Morgan Stanley expects a dovish tilt, with the Fed retaining language that it is “considering the range and timing for further adjustments,” keeping future easing on the table while acknowledging the economy’s strength.

Dissenting voices will also matter. Trump-appointed Fed Governor Stephen Miran is expected to dissent in favor of a 50-basis-point cut. Additional dissenters could bolster the case for future easing, lifting risk assets.

Most banks expect one or two rate cuts later this year, while JPMorgan projects no cuts in 2025 followed by a hike next year.

Dollar implications and political factors

Powell is likely to face questions about the rationale for holding rates steady and the potential inflationary impact of Trump’s affordability measures.

ING analysts note that Powell may struggle to argue that financial conditions are restrictive, which could support the dollar and pressure bitcoin.
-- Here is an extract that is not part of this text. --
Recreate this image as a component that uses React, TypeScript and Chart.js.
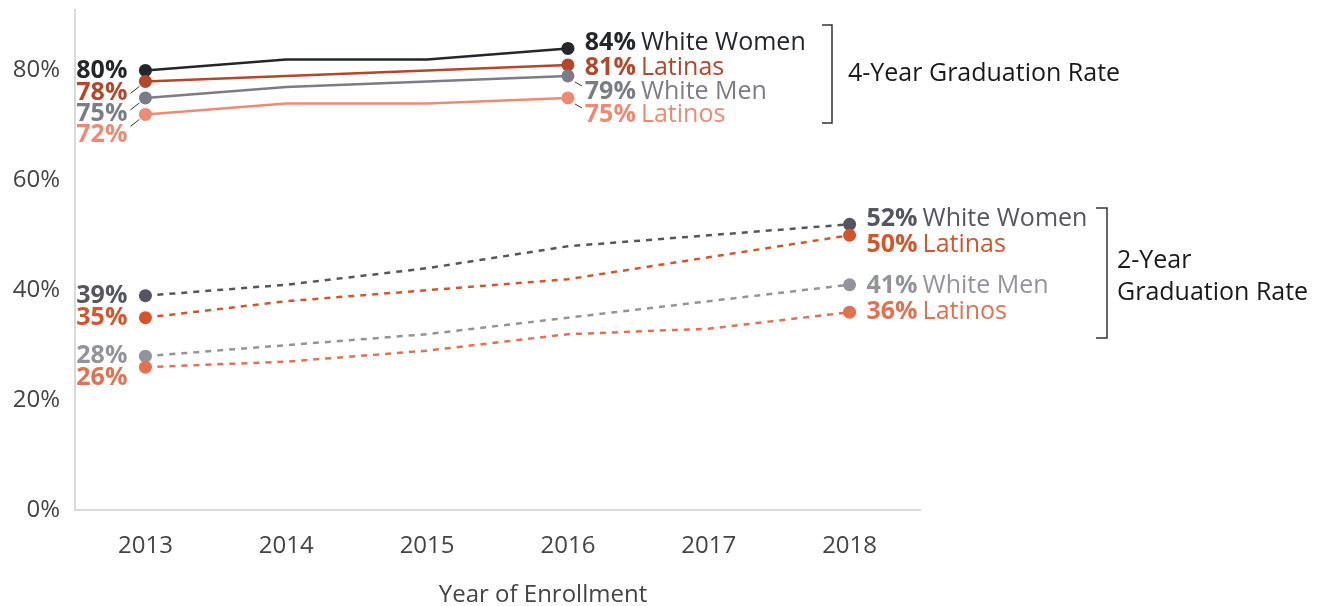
import React, { useEffect, useRef } from "react";
import { Chart, registerables } from "chart.js";
Chart.register(...registerables);

const years = ["2013", "2014", "2015", "2016", "2017", "2018"];
const fourWhiteWomen = [80, 82, 82, 84, null, null];
const fourLatinas = [78, 79, 80, 81, null, null];
const fourWhiteMen = [75, 77, 78, 79, null, null];
const fourLatinos = [72, 74, 74, 75, null, null];
const twoWhiteWomen = [39, 41, 44, 48, 50, 52];
const twoLatinas = [35, 38, 40, 42, 46, 50];
const twoWhiteMen = [28, 30, 32, 35, 38, 41];
const twoLatinos = [26, 27, 29, 32, 33, 36];
const yTickValues = [0, 20, 40, 60, 80];
const groupNames = ["White Women", "Latinas", "White Men", "Latinos"];
const xTitle = "Year of Enrollment";
const fourYearLabel = "4-Year Graduation Rate";
const twoYearLabel = ["2-Year", "Graduation Rate"];

const FONT = "'Open Sans', 'DejaVu Sans', sans-serif";
const FS = 25;
const TICK_FS = 24;

type Series = {
  name: string;
  data: (number | null)[];
  color: string;
  dashed: boolean;
  order: number;
  leftDy: number;
  rightDy: number;
  leftLeader: boolean;
  rightLeader: boolean;
};

const series: Series[] = [
  { name: groupNames[0], data: fourWhiteWomen, color: "#25262a", dashed: false, order: 4, leftDy: 0, rightDy: -6, leftLeader: false, rightLeader: false },
  { name: groupNames[1], data: fourLatinas, color: "#b4472b", dashed: false, order: 3, leftDy: 11, rightDy: 2.5, leftLeader: true, rightLeader: false },
  { name: groupNames[2], data: fourWhiteMen, color: "#7c7c88", dashed: false, order: 2, leftDy: 15.5, rightDy: 15.5, leftLeader: true, rightLeader: true },
  { name: groupNames[3], data: fourLatinos, color: "#ef8a72", dashed: false, order: 1, leftDy: 20, rightDy: 16.5, leftLeader: true, rightLeader: true },
  { name: groupNames[0], data: twoWhiteWomen, color: "#55555f", dashed: true, order: 8, leftDy: 0, rightDy: -5, leftLeader: false, rightLeader: false },
  { name: groupNames[1], data: twoLatinas, color: "#d5552b", dashed: true, order: 7, leftDy: 0, rightDy: 10, leftLeader: false, rightLeader: false },
  { name: groupNames[2], data: twoWhiteMen, color: "#93939b", dashed: true, order: 6, leftDy: 0, rightDy: 1.5, leftLeader: false, rightLeader: false },
  { name: groupNames[3], data: twoLatinos, color: "#e3704f", dashed: true, order: 5, leftDy: 11, rightDy: 0, leftLeader: false, rightLeader: false },
];

const lastIndex = (d: (number | null)[]) => {
  let li = 0;
  d.forEach((v, i) => { if (v !== null) li = i; });
  return li;
};

const labelPlugin = {
  id: "customLabels",
  afterDatasetsDraw(chart: any) {
    const ctx = chart.ctx as CanvasRenderingContext2D;
    ctx.save();
    ctx.textBaseline = "middle";
    series.forEach((s, i) => {
      const meta = chart.getDatasetMeta(i);
      const li = lastIndex(s.data);
      const p0 = meta.data[0];
      const p1 = meta.data[li];
      ctx.font = `bold ${FS}px ${FONT}`;
      ctx.fillStyle = s.color;
      ctx.textAlign = "right";
      ctx.fillText(`${s.data[0]}%`, p0.x - 18, p0.y + s.leftDy);
      ctx.fillText(`${s.data[li]}%`, p1.x + 68, p1.y + s.rightDy);
      ctx.font = `${FS}px ${FONT}`;
      ctx.textAlign = "left";
      ctx.fillText(s.name, p1.x + 73, p1.y + s.rightDy);
      ctx.strokeStyle = "#333";
      ctx.lineWidth = 1;
      if (s.leftLeader) {
        ctx.beginPath();
        ctx.moveTo(p0.x - 15, p0.y + 12);
        ctx.lineTo(p0.x - 6, p0.y + 5);
        ctx.stroke();
      }
      if (s.rightLeader) {
        ctx.beginPath();
        ctx.moveTo(p1.x + 7, p1.y + 6);
        ctx.lineTo(p1.x + 14, p1.y + 10);
        ctx.stroke();
      }
    });
    ctx.strokeStyle = "#333";
    ctx.lineWidth = 1.5;
    const bracket = (x: number, y0: number, y1: number, w: number) => {
      ctx.beginPath();
      ctx.moveTo(x - w, y0);
      ctx.lineTo(x, y0);
      ctx.lineTo(x, y1);
      ctx.lineTo(x - w, y1);
      ctx.stroke();
    };
    bracket(832, 25, 123, 10);
    bracket(1107, 208, 338, 11);
    ctx.fillStyle = "#1a1a1a";
    ctx.font = `${FS}px ${FONT}`;
    ctx.textAlign = "left";
    ctx.fillText(fourYearLabel, 848, 74);
    ctx.fillText(twoYearLabel[0], 1117, 261);
    ctx.fillText(twoYearLabel[1], 1117, 293);
    ctx.fillStyle = "#444";
    ctx.font = `${TICK_FS}px ${FONT}`;
    ctx.textAlign = "center";
    ctx.fillText(xTitle, 543, 595);
    ctx.restore();
  },
};

export default function App() {
  const ref = useRef<HTMLCanvasElement>(null);
  useEffect(() => {
    if (!ref.current) return;
    const chart = new Chart(ref.current, {
      type: "line",
      data: {
        labels: years,
        datasets: series.map((s) => {
          const li = lastIndex(s.data);
          return {
            label: s.name,
            data: s.data,
            borderColor: s.color,
            backgroundColor: s.color,
            borderWidth: 2.5,
            borderDash: s.dashed ? [6, 6] : [],
            order: s.order,
            pointRadius: (c: any) => (c.dataIndex === 0 || c.dataIndex === li ? 6.5 : 0),
            pointHoverRadius: 0,
            pointBorderWidth: 0,
            pointBackgroundColor: s.color,
            tension: 0,
            spanGaps: false,
          };
        }),
      },
      options: {
        responsive: false,
        animation: false,
        layout: { padding: { left: 0, right: 397, top: 10, bottom: 0 } },
        plugins: { legend: { display: false }, tooltip: { enabled: false } },
        scales: {
          x: {
            type: "category",
            offset: true,
            grid: { display: false, drawTicks: false },
            border: { color: "#d9d9d9", width: 2 },
            ticks: { color: "#444", font: { size: TICK_FS, family: FONT }, padding: 22 },
            afterFit: (s: any) => { s.height = 96; s.paddingLeft = 0; s.paddingRight = 0; },
          },
          y: {
            min: 0,
            max: 91,
            grid: { display: false, drawTicks: false },
            border: { color: "#d9d9d9", width: 2 },
            afterBuildTicks: (s: any) => { s.ticks = yTickValues.map((v) => ({ value: v })); },
            ticks: {
              color: "#444",
              font: { size: TICK_FS, family: FONT },
              padding: 15,
              callback: (v: any) => `${v}%`,
            },
            afterFit: (s: any) => { s.width = 75; s.paddingTop = 0; s.paddingBottom = 0; },
          },
        },
      },
      plugins: [labelPlugin],
    });
    return () => chart.destroy();
  }, []);
  return (
    <div style={{ position: "absolute", left: 0, top: 0, width: 1317, height: 606, background: "#fff" }}>
      <canvas ref={ref} width={1317} height={606} style={{ display: "block" }} />
    </div>
  );
}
They suggest that a sustained dollar decline is more likely to come from weak economic data than Fed commentary.

Trump’s housing initiatives—including $200 billion in mortgage-backed securities purchases and limits on institutional buyers of single-family homes—could push demand forward, raising housing inflation. Allianz Investment Management warns that MBS purchases may inflate prices, while restrictions on institutional buyers likely have minimal effect due to their small market share.

Trump’s tariffs are largely priced in, though their inflationary effects are expected to emerge gradually.

Other risks in focus

Powell may also be questioned about a Justice Department investigation targeting him personally, which he has called politically motivated, and recent bond market volatility linked to Japan’s fiscal challenges. He is expected to sidestep detailed comment and downplay global market concerns.

With rates expected to remain unchanged, markets will be parsing Powell’s tone and guidance for clues about whether the Fed will favor the dollar or risk assets like bitcoin in the months ahead.